When your clients ask themselves if your work as an advisor is worth the fee, they reflect on the client experience. Their view? “They must feel it’s worth it, which is what great brands understand.”

Recently the level of assets by those using United Capital’s white-label wealth management platform, FinLife Partners, hit $22.5 billion.

Sheryl Garrett — founder of the Garrett Planning Network, a nationwide network of fee-only, hourly-based financial planners for individuals of greatly varied backgrounds and means, and co-founder of RIA Garrett Investment Advisors — inspires by example.

High school teacher Jennifer Lazarus, for instance, read an article about Garrett’s approach to financial planning and was sold on it; she started her own firm in 2005 in Durham, North Carolina.

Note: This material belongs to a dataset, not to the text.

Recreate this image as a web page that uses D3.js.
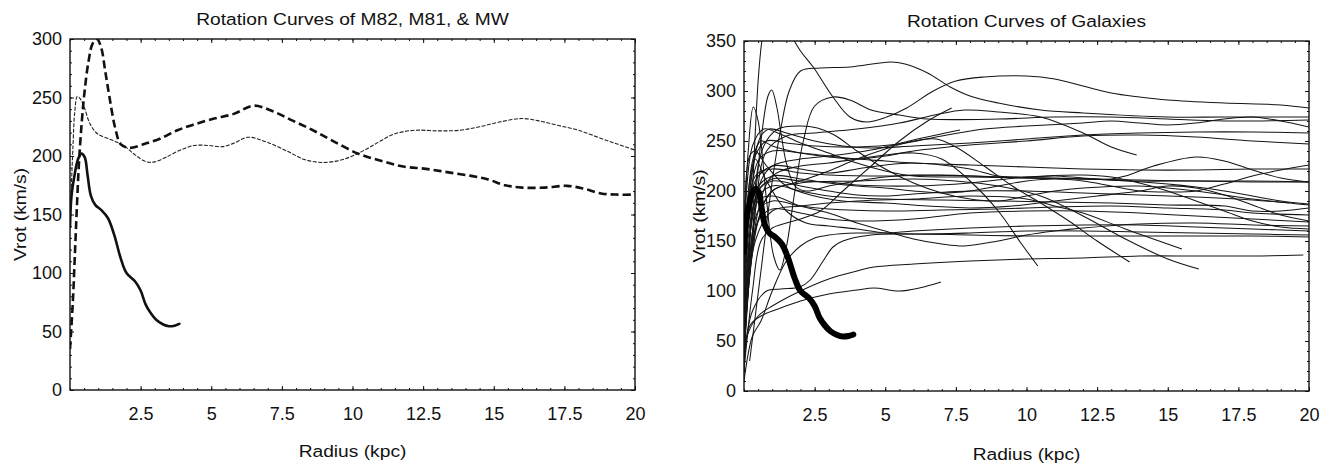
<!DOCTYPE html>
<html>
<head>
<meta charset="utf-8">
<script src="https://cdn.jsdelivr.net/npm/d3@7"></script>
<style>
  body { margin: 0; background: #fff; }
  svg { display: block; }
</style>
</head>
<body>
<svg id="chart"></svg>
<script>
// every point is [radius (kpc), Vrot (km/s)]
const m82 = [[0,139],[0.05,165],[0.15,182],[0.28,197],[0.4,202],[0.52,199],[0.62,184],[0.74,166],[0.9,158],[1.1,154],[1.34,147],[1.56,133],[1.79,113],[2.0,100],[2.3,93],[2.5,85],[2.68,73],[2.85,66],[3.05,60],[3.3,56],[3.5,54.5],[3.7,55],[3.87,56.5]];
const m81 = [[0,35],[0.1,75],[0.18,120],[0.25,160],[0.32,195],[0.42,230],[0.52,256],[0.65,280],[0.8,296],[0.95,300],[1.1,293],[1.25,272],[1.4,250],[1.6,224],[1.8,210],[2.1,207],[2.6,210],[3.2,215],[3.8,222],[4.4,227],[5.1,232],[5.8,236],[6.5,243],[7.2,238],[7.9,230],[8.6,222],[9.3,213],[10.2,202],[11.0,196],[11.8,191],[12.6,189],[13.4,186],[14.2,183],[14.8,180],[15.4,175],[16.0,173],[16.8,173],[17.6,174.5],[18.2,172],[18.8,168],[19.4,167],[20,167]];
const milkyWay = [[0,140],[0.05,175],[0.1,205],[0.17,238],[0.26,251],[0.36,249],[0.5,242],[0.7,228],[0.97,219],[1.44,214],[1.9,209],[2.3,201],[2.7,195],[3.0,195],[3.4,199],[3.9,205],[4.4,209],[4.9,209],[5.4,208],[5.8,211],[6.3,216],[6.95,212],[7.7,204],[8.3,197],[8.9,194.5],[9.5,196],[10.0,200],[10.5,206],[11.0,213],[11.5,219],[12.2,222],[13,221.5],[13.8,222],[14.5,225],[15.2,229],[16.0,232],[16.6,230],[17.3,226],[18,222],[18.8,215],[19.4,210],[20,205]];

// other galaxies (right panel)
const g01 = [[0.05,60],[0.3,200],[0.5,310],[0.63,350],[0.8,380],[1.2,390],[1.6,360],[2.0,340],[2.45,324],[3.15,294],[3.75,274],[4.34,269],[5.05,274],[5.76,283],[6.7,300],[7.5,310],[8.5,314],[10,315],[11,312],[12,305],[13,298],[14,294],[15,291],[17,288],[19,286],[20,283]];
const g02 = [[0.2,30],[0.6,120],[1.0,210],[1.3,262],[1.6,300],[2.0,320],[2.7,323],[3.75,324],[5.2,329],[5.7,327],[6.5,318],[7.3,304],[8,295],[9,288],[10.5,281],[12,278],[15,274],[17,274],[20,274]];
const g03 = [[0,150],[0.15,240],[0.33,284],[0.5,270],[0.8,190],[1.05,135],[1.27,121],[1.5,144],[1.8,200],[2.1,250],[2.5,285],[3.15,294],[3.75,291],[4.5,281],[5.5,276],[6.5,272],[9,272],[11,274],[13,274],[15,272],[17,270],[20,271]];
const g04 = [[0,80],[0.3,160],[0.6,250],[0.85,295],[0.98,301],[1.16,284],[1.33,254],[1.5,228],[1.8,205],[2.2,200],[3,205],[4,210],[5,214],[6,216],[8,215],[10,213],[12,212],[14,210],[16,210],[18,209],[20,209]];
const g05 = [[0,20],[0.3,100],[0.6,150],[1.0,163],[1.5,168],[2.0,172],[2.7,180],[3.5,200],[4.5,225],[5.5,250],[6.5,270],[7.35,283]];
const g06 = [[0,30],[0.3,150],[0.6,210],[1.0,225],[2,232],[3,235],[4.5,241],[6,251],[7.65,261]];
const g07 = [[0,40],[0.4,180],[0.8,240],[1.5,255],[2.5,258],[4,262],[5.5,268],[6.75,276],[7.8,281],[9,279],[10.5,274],[12,258],[13,244],[13.9,236]];
const g08 = [[0,60],[0.3,180],[0.7,245],[1.2,262],[2.0,265],[2.6,263],[3.2,256],[4,240],[5,222],[6,208],[7,198],[8,192],[9,190],[10,195],[11,200],[12,203],[14,205],[16,200],[18,192],[20,186]];
const g09 = [[0,100],[0.3,220],[0.6,255],[0.9,262],[1.5,258],[2.5,250],[3.5,245],[4.5,243],[6,245],[8,248],[10,252],[12,256],[14,258],[16,259],[18,259],[20,258]];
const g10 = [[0,50],[0.5,170],[1,200],[2,210],[3,220],[4,232],[5,242],[6,250],[6.8,252],[7.5,244],[8.5,225],[9.5,205],[10.5,188],[11.5,170],[12.5,150],[13.65,129]];
const g11 = [[0,40],[0.5,180],[1,215],[2,225],[3,228],[4,232],[5,236],[6,238],[7,232],[8,210],[9,180],[9.8,148],[10.4,125]];
const g12 = [[0,30],[0.4,160],[1,200],[2,208],[4,210],[6,212],[7.5,210],[9,205],[10.5,195],[12,175],[13.5,152],[15,132],[16.1,122]];
const g13 = [[0,40],[0.4,150],[1,180],[2,185],[4,190],[6,192],[8,195],[10,192],[11,185],[12,178],[13.5,162],[15.5,142]];
const g15 = [[0,15],[0.1,54],[0.5,75],[1,85],[2,100],[3,112],[4,120],[4.6,124],[6,127],[8,130],[10,132],[12,133],[14,135],[16,135],[18,135],[19.8,136]];
const g16 = [[0,20],[0.2,65],[0.6,75],[1.2,82],[2,90],[3,97],[4,101],[4.6,103],[5.5,100],[6.2,103],[6.97,109]];
const g17 = [[0,30],[0.3,80],[0.8,100],[1.3,102],[1.98,104],[2.34,111],[2.8,130],[3.15,144],[3.5,150],[4.5,156],[6,157],[8,156],[10,155],[12,155],[14,155],[16,155],[18,155],[20,154]];
const g18 = [[0,60],[0.5,190],[1,195],[2,185],[3,178],[4,168],[5,160],[6,152],[7,147],[7.8,145],[9,150],[10,156],[11,160],[12,163],[14,167],[16,168],[18,166],[20,165]];
const g19 = [[0,10],[0.3,55],[0.6,70],[1,100],[1.5,130],[2,145],[2.5,153],[3,156],[4,158],[5,158],[6,160],[8,163],[10,165],[12,166],[14,166],[16,164],[18,162],[20,160]];
const g20 = [[0,80],[0.4,210],[1,225],[2,222],[3,218],[4,222],[5,226],[6,228],[7,226],[8,222],[9,215],[10,214],[11,215],[12,213],[13,212],[13.5,215],[14.5,225],[16,234],[17,230],[18,221],[19,213],[20,209]];
const g21 = [[0,60],[0.4,200],[1,215],[2,212],[3,208],[4,205],[5,203],[6,200],[7,198],[8,200],[9,205],[10,210],[11,212],[12,210],[13,205],[14,200],[15,199],[16,200],[17,207],[18,215],[19,221],[20,226]];
const g22 = [[0,100],[0.5,230],[1,240],[2,238],[3,235],[4,232],[5,230],[6,228],[8,226],[10,224],[12,222],[14,221],[16,221],[18,222],[20,222]];
const g23 = [[0,70],[0.4,215],[1,222],[2,218],[3,216],[5,215],[7,216],[9,214],[11,213],[13,211],[15,207],[16,204],[17,200],[18,195],[19,190],[20,187]];
const g24 = [[0,50],[0.4,190],[1,205],[2,200],[3,195],[5,192],[7,191],[9,190],[11,189],[13,188],[15,186],[17,185],[18,180],[19,180],[20,183]];
const g25 = [[0,40],[0.5,180],[1,190],[2,185],[3,182],[5,180],[7,181],[9,182],[11,184],[13,185],[15,183],[17,181],[18,178],[20,176]];
const g26 = [[0,30],[0.5,170],[1,182],[2,178],[3,172],[4,170],[6,172],[8,178],[10,180],[12,180],[14,178],[16,175],[18,172],[20,169]];
const g27 = [[0,60],[0.5,200],[1,210],[2,205],[3,200],[4,196],[5,195],[6,197],[8,200],[10,200],[12,198],[14,196],[16,194],[18,191],[19.3,188]];
const g28 = [[0,120],[0.3,230],[0.6,250],[1,245],[2,238],[3,234],[4,232],[5,235],[6,240],[8,246],[10,250],[12,255],[14,256],[16,254],[18,250],[20,247]];
const g29 = [[0,90],[0.4,235],[0.8,250],[1.5,248],[2.5,245],[4,244],[5.5,247],[7,255],[8.5,262],[10,265],[12,268],[13,270],[14,268],[15,266],[16,268],[17,272],[18,274],[19,270],[20,264]];
const g30 = [[0,40],[0.5,200],[1,212],[2,210],[3,209],[4,206],[6,205],[8,208],[10,214],[12,216],[13,214],[14,208],[15,200],[16,190],[17,180],[18,170],[19,164],[20,162]];
const g31 = [[0,140],[0.3,245],[0.7,262],[1.2,258],[2,248],[3,238],[4,228],[5,220],[6,215],[8,214],[10,213],[12,212],[14,211],[16,210],[18,210],[20,209]];
const g32 = [[0,100],[0.2,210],[0.4,232],[0.8,210],[1.5,180],[2.2,168],[3,165],[4,162],[5,158],[6,157],[8,158],[10,160],[12,160],[14,159],[16,158],[18,157],[20,156]];
const g33 = [[0,150],[0.2,235],[0.4,240],[0.8,225],[1.5,205],[2.5,195],[3.5,190],[5,188],[6.5,185],[8,183],[9.5,185],[11,190],[12.5,195],[14,200],[15,205],[16,203],[17,196],[18,186],[19,176],[20,170]];
const galaxies = [g01, g02, g03, g04, g05, g06, g07, g08, g09, g10, g11, g12, g13, g15, g16, g17, g18, g19, g20, g21, g22, g23, g24, g25, g26, g27, g28, g29, g30, g31, g32, g33];

const xTicks = [2.5, 5, 7.5, 10, 12.5, 15, 17.5, 20];
const yTicksLeft = [0, 50, 100, 150, 200, 250, 300];
const yTicksRight = [0, 50, 100, 150, 200, 250, 300, 350];

const width = 1323;
const height = 463;
const font = "'Liberation Sans', Arial, sans-serif";
const stretch = 1.13; // the scanned text runs a bit wide

const svg = d3.select("#chart").attr("width", width).attr("height", height);

function label(g, x, y, rot, size, txt) {
  g.append("text")
    .attr("transform", "translate(" + x + "," + y + ")" + (rot ? " rotate(-90)" : "") + " scale(" + stretch + ",1)")
    .attr("text-anchor", "middle")
    .attr("font-family", font)
    .attr("font-size", size)
    .attr("fill", "#111")
    .text(txt);
}

function panel(id, box, yMax, yTicks, title, labelY, labelGap) {
  const x = d3.scaleLinear().domain([0, 20]).range([box.left, box.right]);
  const y = d3.scaleLinear().domain([0, yMax]).range([box.bottom, box.top]);
  const g = svg.append("g").attr("id", id);

  g.append("clipPath")
    .attr("id", id + "-clip")
    .append("rect")
    .attr("x", box.left)
    .attr("y", box.top)
    .attr("width", box.right - box.left)
    .attr("height", box.bottom - box.top);

  const xMinor = d3.range(0, 20.001, 0.5);
  const yMinor = d3.range(0, yMax + 0.001, 10);

  // minor ticks on all four sides, pointing in
  const minor = [
    [d3.axisBottom(x).tickValues(xMinor), box.bottom, "x"],
    [d3.axisTop(x).tickValues(xMinor), box.top, "x"],
    [d3.axisLeft(y).tickValues(yMinor), box.left, "y"],
    [d3.axisRight(y).tickValues(yMinor), box.right, "y"],
  ];
  minor.forEach(([ax, pos, dir]) => {
    const a = g.append("g")
      .attr("transform", dir == "x" ? "translate(0," + pos + ")" : "translate(" + pos + ",0)")
      .call(ax.tickSize(-2).tickFormat(""));
    a.select(".domain").remove();
  });
  const major = [
    [d3.axisTop(x).tickValues(xTicks), box.top, "x"],
    [d3.axisRight(y).tickValues(yTicks), box.right, "y"],
  ];
  major.forEach(([ax, pos, dir]) => {
    const a = g.append("g")
      .attr("transform", dir == "x" ? "translate(0," + pos + ")" : "translate(" + pos + ",0)")
      .call(ax.tickSize(-4).tickFormat(""));
    a.select(".domain").remove();
  });

  const xAxis = g.append("g")
    .attr("transform", "translate(0," + box.bottom + ")")
    .call(d3.axisBottom(x).tickValues(xTicks).tickSize(-4).tickPadding(17).tickFormat(d3.format("")));
  xAxis.select(".domain").remove();

  const yAxis = g.append("g")
    .attr("transform", "translate(" + box.left + ",0)")
    .call(d3.axisLeft(y).tickValues(yTicks).tickSize(-4).tickPadding(8));
  yAxis.select(".domain").remove();

  [xAxis, yAxis].forEach((a) => {
    a.attr("font-family", font).attr("font-size", 18);
    a.selectAll("text").attr("fill", "#111");
  });
  g.selectAll("line").attr("stroke", "#111");

  g.append("rect")
    .attr("x", box.left)
    .attr("y", box.top)
    .attr("width", box.right - box.left)
    .attr("height", box.bottom - box.top)
    .attr("fill", "none")
    .attr("stroke", "#111")
    .attr("stroke-width", 1.4);

  const cx = (box.left + box.right) / 2;
  label(g, cx, box.top - 14, false, 17, title);
  label(g, cx, labelY, false, 17, "Radius (kpc)");
  label(g, box.left - labelGap, (box.top + box.bottom) / 2, true, 17, "Vrot (km/s)");

  const line = d3.line()
    .x((d) => x(d[0]))
    .y((d) => y(d[1]))
    .curve(d3.curveCatmullRom.alpha(0.5));

  const plot = g.append("g").attr("clip-path", "url(#" + id + "-clip)");
  return { plot, line };
}

// left: M82, M81 and Milky Way
const left = panel("left", { left: 70, right: 635, top: 39, bottom: 390 }, 300, yTicksLeft,
  "Rotation Curves of M82, M81, & MW", 457, 44);

left.plot.append("path")
  .datum(milkyWay)
  .attr("d", left.line)
  .attr("fill", "none")
  .attr("stroke", "#222")
  .attr("stroke-width", 1.1)
  .attr("stroke-dasharray", "4,1.5");

left.plot.append("path")
  .datum(m81)
  .attr("d", left.line)
  .attr("fill", "none")
  .attr("stroke", "#111")
  .attr("stroke-width", 2.6)
  .attr("stroke-dasharray", "8,4");

left.plot.append("path")
  .datum(m82)
  .attr("d", left.line)
  .attr("fill", "none")
  .attr("stroke", "#111")
  .attr("stroke-width", 2.6)
  .attr("stroke-linecap", "round");

// right: all galaxies, M82 drawn heavy
const right = panel("right", { left: 744, right: 1309, top: 41, bottom: 391 }, 350, yTicksRight,
  "Rotation Curves of Galaxies", 460, 39);

right.plot.selectAll("path.gal")
  .data(galaxies)
  .enter()
  .append("path")
  .attr("class", "gal")
  .attr("d", right.line)
  .attr("fill", "none")
  .attr("stroke", "#151515")
  .attr("stroke-width", 1.05);

right.plot.append("path")
  .datum(m82)
  .attr("d", right.line)
  .attr("fill", "none")
  .attr("stroke", "#000")
  .attr("stroke-width", 6)
  .attr("stroke-linecap", "round")
  .attr("stroke-linejoin", "round");
</script>
</body>
</html>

And Garrett stands up for her beliefs. She spoke out against the SEC’s Regulation Best Interest last summer: “This [Reg BI] is just regulation gone wrong.” Her view is that adhering to a fiduciary standard “has not hurt me [from] a business standpoint,” but she argues that the industry needs “a true fiduciary standard” (not a bureaucratic one).

IA columnist Angie Herbers — managing director and senior consultant at Herbers & Company — has worked on human capital, leadership and management strategies for 1,000-plus advisory firms. To help them, she doesn’t shy away from the tough issues of practice management that can limit business growth.

“The real problems of transitioning to an ensemble come from the owner advisor,” she explained in a recent ThinkAdvisor blog. “What some solo firm owners don’t realize when they start adding other professionals is that their role as owner changes — dramatically. Failing to prepare for, and be comfortable with, those changes can lead to serious problems.”

Herbers’ advice always combines tough love and TLC. “It’s important to remember that although your job may have changed, the business still needs you as the owner,” she added.” Your role is more important than it ever was, now.”